◆ **PROBLEM TO WORK ON**
Exclude the pictures and return every line exactly as written.

◆ **RECORDED DATA**
::::::
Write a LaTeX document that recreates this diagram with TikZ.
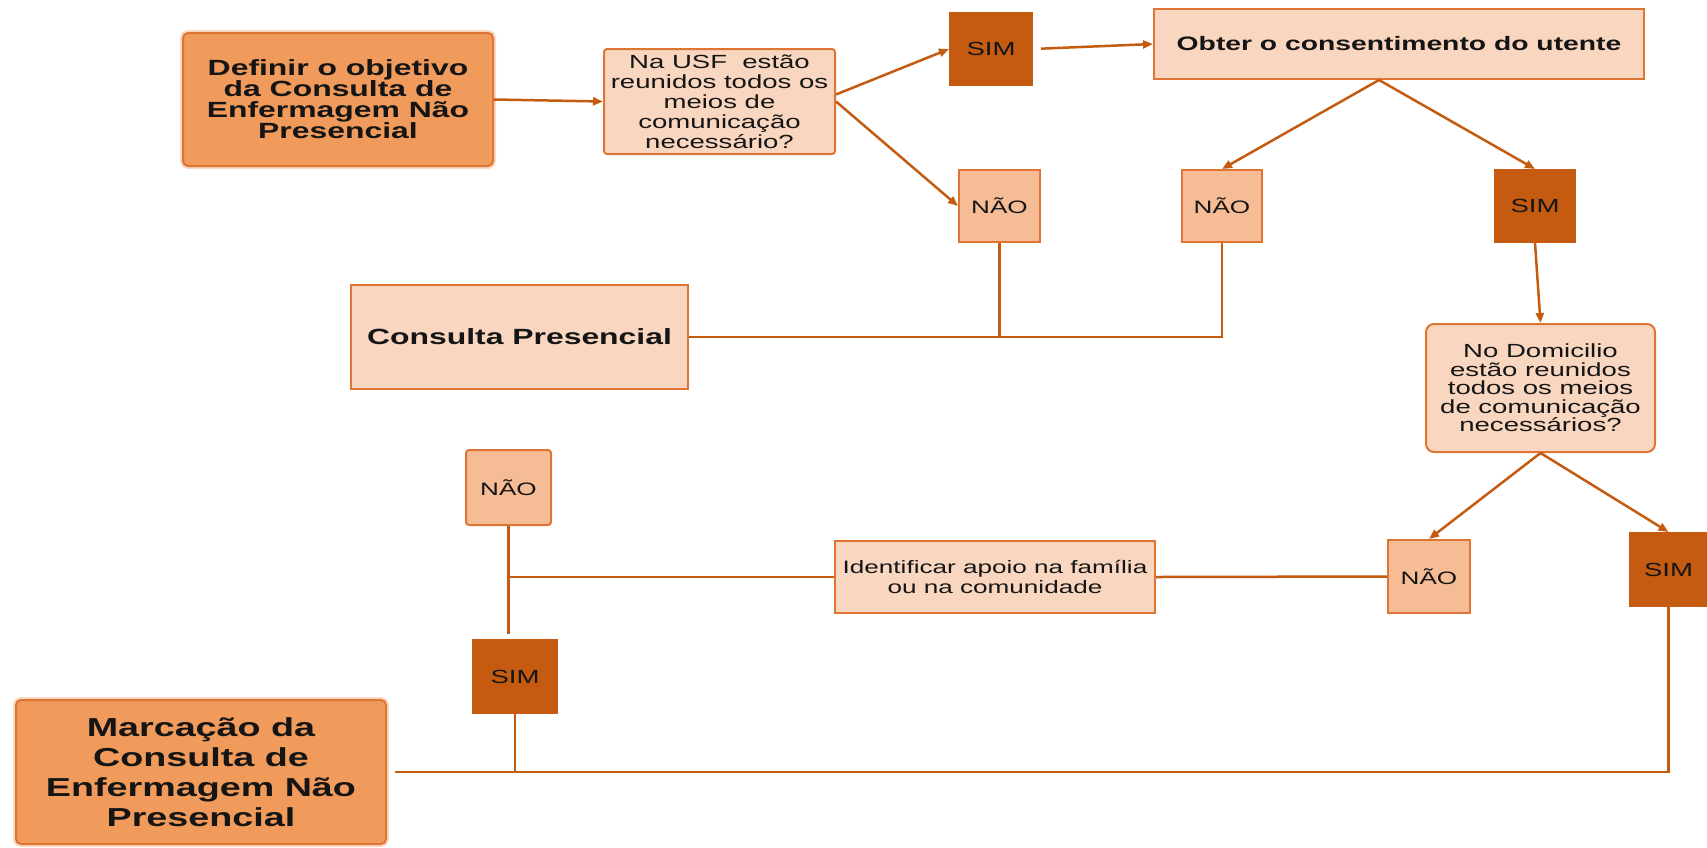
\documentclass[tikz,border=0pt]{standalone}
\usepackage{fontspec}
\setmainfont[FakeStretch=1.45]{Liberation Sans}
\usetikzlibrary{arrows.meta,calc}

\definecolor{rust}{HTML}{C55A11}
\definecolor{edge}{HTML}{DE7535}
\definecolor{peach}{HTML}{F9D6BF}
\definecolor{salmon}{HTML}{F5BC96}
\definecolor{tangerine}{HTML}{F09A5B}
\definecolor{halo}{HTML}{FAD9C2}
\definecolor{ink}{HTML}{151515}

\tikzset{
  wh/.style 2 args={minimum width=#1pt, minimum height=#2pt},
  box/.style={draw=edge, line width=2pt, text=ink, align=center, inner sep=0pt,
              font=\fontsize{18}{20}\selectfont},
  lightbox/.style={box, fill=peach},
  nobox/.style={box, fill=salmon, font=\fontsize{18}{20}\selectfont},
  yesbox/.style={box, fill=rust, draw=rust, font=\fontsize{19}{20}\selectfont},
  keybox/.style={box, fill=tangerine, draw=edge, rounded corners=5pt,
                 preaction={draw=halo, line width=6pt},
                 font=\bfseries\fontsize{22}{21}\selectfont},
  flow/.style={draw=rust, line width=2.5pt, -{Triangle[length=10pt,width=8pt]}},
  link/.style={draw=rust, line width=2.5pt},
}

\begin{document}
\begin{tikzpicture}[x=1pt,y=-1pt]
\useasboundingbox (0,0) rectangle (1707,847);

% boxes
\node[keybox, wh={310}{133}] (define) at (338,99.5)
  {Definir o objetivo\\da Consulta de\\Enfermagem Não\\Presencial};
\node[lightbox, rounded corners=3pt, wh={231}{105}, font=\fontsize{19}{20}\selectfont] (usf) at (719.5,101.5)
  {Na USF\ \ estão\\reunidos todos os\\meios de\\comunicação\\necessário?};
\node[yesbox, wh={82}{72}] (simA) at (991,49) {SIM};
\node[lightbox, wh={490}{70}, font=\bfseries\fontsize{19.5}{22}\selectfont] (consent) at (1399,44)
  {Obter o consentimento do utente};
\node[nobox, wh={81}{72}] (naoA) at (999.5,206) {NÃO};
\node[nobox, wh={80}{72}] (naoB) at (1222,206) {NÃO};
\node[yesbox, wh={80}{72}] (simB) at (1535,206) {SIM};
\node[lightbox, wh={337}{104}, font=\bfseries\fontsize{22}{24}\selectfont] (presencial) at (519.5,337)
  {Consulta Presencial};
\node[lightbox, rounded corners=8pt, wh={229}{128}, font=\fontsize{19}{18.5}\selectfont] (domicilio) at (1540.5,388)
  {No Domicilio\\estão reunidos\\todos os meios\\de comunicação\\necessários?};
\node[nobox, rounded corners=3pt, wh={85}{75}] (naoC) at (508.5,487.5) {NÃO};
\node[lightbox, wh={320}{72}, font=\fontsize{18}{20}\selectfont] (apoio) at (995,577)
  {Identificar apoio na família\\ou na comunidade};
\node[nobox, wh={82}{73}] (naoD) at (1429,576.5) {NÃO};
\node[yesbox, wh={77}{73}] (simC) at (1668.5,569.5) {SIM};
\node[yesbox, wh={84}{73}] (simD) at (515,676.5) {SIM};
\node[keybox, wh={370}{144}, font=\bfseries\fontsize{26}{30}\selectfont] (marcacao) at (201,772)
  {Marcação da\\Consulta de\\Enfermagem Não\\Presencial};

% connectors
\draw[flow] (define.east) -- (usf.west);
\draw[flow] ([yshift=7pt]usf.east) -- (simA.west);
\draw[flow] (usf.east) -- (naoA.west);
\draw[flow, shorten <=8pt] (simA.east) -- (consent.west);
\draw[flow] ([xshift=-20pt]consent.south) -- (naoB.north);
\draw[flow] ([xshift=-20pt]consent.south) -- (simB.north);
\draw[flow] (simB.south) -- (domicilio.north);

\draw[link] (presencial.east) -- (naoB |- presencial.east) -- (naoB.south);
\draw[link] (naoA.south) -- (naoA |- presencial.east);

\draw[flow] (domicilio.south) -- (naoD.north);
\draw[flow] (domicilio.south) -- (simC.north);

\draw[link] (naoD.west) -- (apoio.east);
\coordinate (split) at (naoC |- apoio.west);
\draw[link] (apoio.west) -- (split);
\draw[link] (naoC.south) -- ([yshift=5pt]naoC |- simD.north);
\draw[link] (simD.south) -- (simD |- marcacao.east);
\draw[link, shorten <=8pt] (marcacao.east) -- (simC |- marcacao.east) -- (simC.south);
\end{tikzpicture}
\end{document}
::::::
◆ **ANSWER**
Write a LaTeX document that recreates this diagram with TikZ.
\documentclass[tikz,border=0pt]{standalone}
\usepackage{fontspec}
\setmainfont[FakeStretch=1.45]{Liberation Sans}
\usetikzlibrary{arrows.meta,calc}

\definecolor{rust}{HTML}{C55A11}
\definecolor{edge}{HTML}{DE7535}
\definecolor{peach}{HTML}{F9D6BF}
\definecolor{salmon}{HTML}{F5BC96}
\definecolor{tangerine}{HTML}{F09A5B}
\definecolor{halo}{HTML}{FAD9C2}
\definecolor{ink}{HTML}{151515}

\tikzset{
  wh/.style 2 args={minimum width=#1pt, minimum height=#2pt},
  box/.style={draw=edge, line width=2pt, text=ink, align=center, inner sep=0pt,
              font=\fontsize{18}{20}\selectfont},
  lightbox/.style={box, fill=peach},
  nobox/.style={box, fill=salmon, font=\fontsize{18}{20}\selectfont},
  yesbox/.style={box, fill=rust, draw=rust, font=\fontsize{19}{20}\selectfont},
  keybox/.style={box, fill=tangerine, draw=edge, rounded corners=5pt,
                 preaction={draw=halo, line width=6pt},
                 font=\bfseries\fontsize{22}{21}\selectfont},
  flow/.style={draw=rust, line width=2.5pt, -{Triangle[length=10pt,width=8pt]}},
  link/.style={draw=rust, line width=2.5pt},
}

\begin{document}
\begin{tikzpicture}[x=1pt,y=-1pt]
\useasboundingbox (0,0) rectangle (1707,847);

% boxes
\node[keybox, wh={310}{133}] (define) at (338,99.5)
  {Definir o objetivo\\da Consulta de\\Enfermagem Não\\Presencial};
\node[lightbox, rounded corners=3pt, wh={231}{105}, font=\fontsize{19}{20}\selectfont] (usf) at (719.5,101.5)
  {Na USF\ \ estão\\reunidos todos os\\meios de\\comunicação\\necessário?};
\node[yesbox, wh={82}{72}] (simA) at (991,49) {SIM};
\node[lightbox, wh={490}{70}, font=\bfseries\fontsize{19.5}{22}\selectfont] (consent) at (1399,44)
  {Obter o consentimento do utente};
\node[nobox, wh={81}{72}] (naoA) at (999.5,206) {NÃO};
\node[nobox, wh={80}{72}] (naoB) at (1222,206) {NÃO};
\node[yesbox, wh={80}{72}] (simB) at (1535,206) {SIM};
\node[lightbox, wh={337}{104}, font=\bfseries\fontsize{22}{24}\selectfont] (presencial) at (519.5,337)
  {Consulta Presencial};
\node[lightbox, rounded corners=8pt, wh={229}{128}, font=\fontsize{19}{18.5}\selectfont] (domicilio) at (1540.5,388)
  {No Domicilio\\estão reunidos\\todos os meios\\de comunicação\\necessários?};
\node[nobox, rounded corners=3pt, wh={85}{75}] (naoC) at (508.5,487.5) {NÃO};
\node[lightbox, wh={320}{72}, font=\fontsize{18}{20}\selectfont] (apoio) at (995,577)
  {Identificar apoio na família\\ou na comunidade};
\node[nobox, wh={82}{73}] (naoD) at (1429,576.5) {NÃO};
\node[yesbox, wh={77}{73}] (simC) at (1668.5,569.5) {SIM};
\node[yesbox, wh={84}{73}] (simD) at (515,676.5) {SIM};
\node[keybox, wh={370}{144}, font=\bfseries\fontsize{26}{30}\selectfont] (marcacao) at (201,772)
  {Marcação da\\Consulta de\\Enfermagem Não\\Presencial};

% connectors
\draw[flow] (define.east) -- (usf.west);
\draw[flow] ([yshift=7pt]usf.east) -- (simA.west);
\draw[flow] (usf.east) -- (naoA.west);
\draw[flow, shorten <=8pt] (simA.east) -- (consent.west);
\draw[flow] ([xshift=-20pt]consent.south) -- (naoB.north);
\draw[flow] ([xshift=-20pt]consent.south) -- (simB.north);
\draw[flow] (simB.south) -- (domicilio.north);

\draw[link] (presencial.east) -- (naoB |- presencial.east) -- (naoB.south);
\draw[link] (naoA.south) -- (naoA |- presencial.east);

\draw[flow] (domicilio.south) -- (naoD.north);
\draw[flow] (domicilio.south) -- (simC.north);

\draw[link] (naoD.west) -- (apoio.east);
\coordinate (split) at (naoC |- apoio.west);
\draw[link] (apoio.west) -- (split);
\draw[link] (naoC.south) -- ([yshift=5pt]naoC |- simD.north);
\draw[link] (simD.south) -- (simD |- marcacao.east);
\draw[link, shorten <=8pt] (marcacao.east) -- (simC |- marcacao.east) -- (simC.south);
\end{tikzpicture}
\end{document}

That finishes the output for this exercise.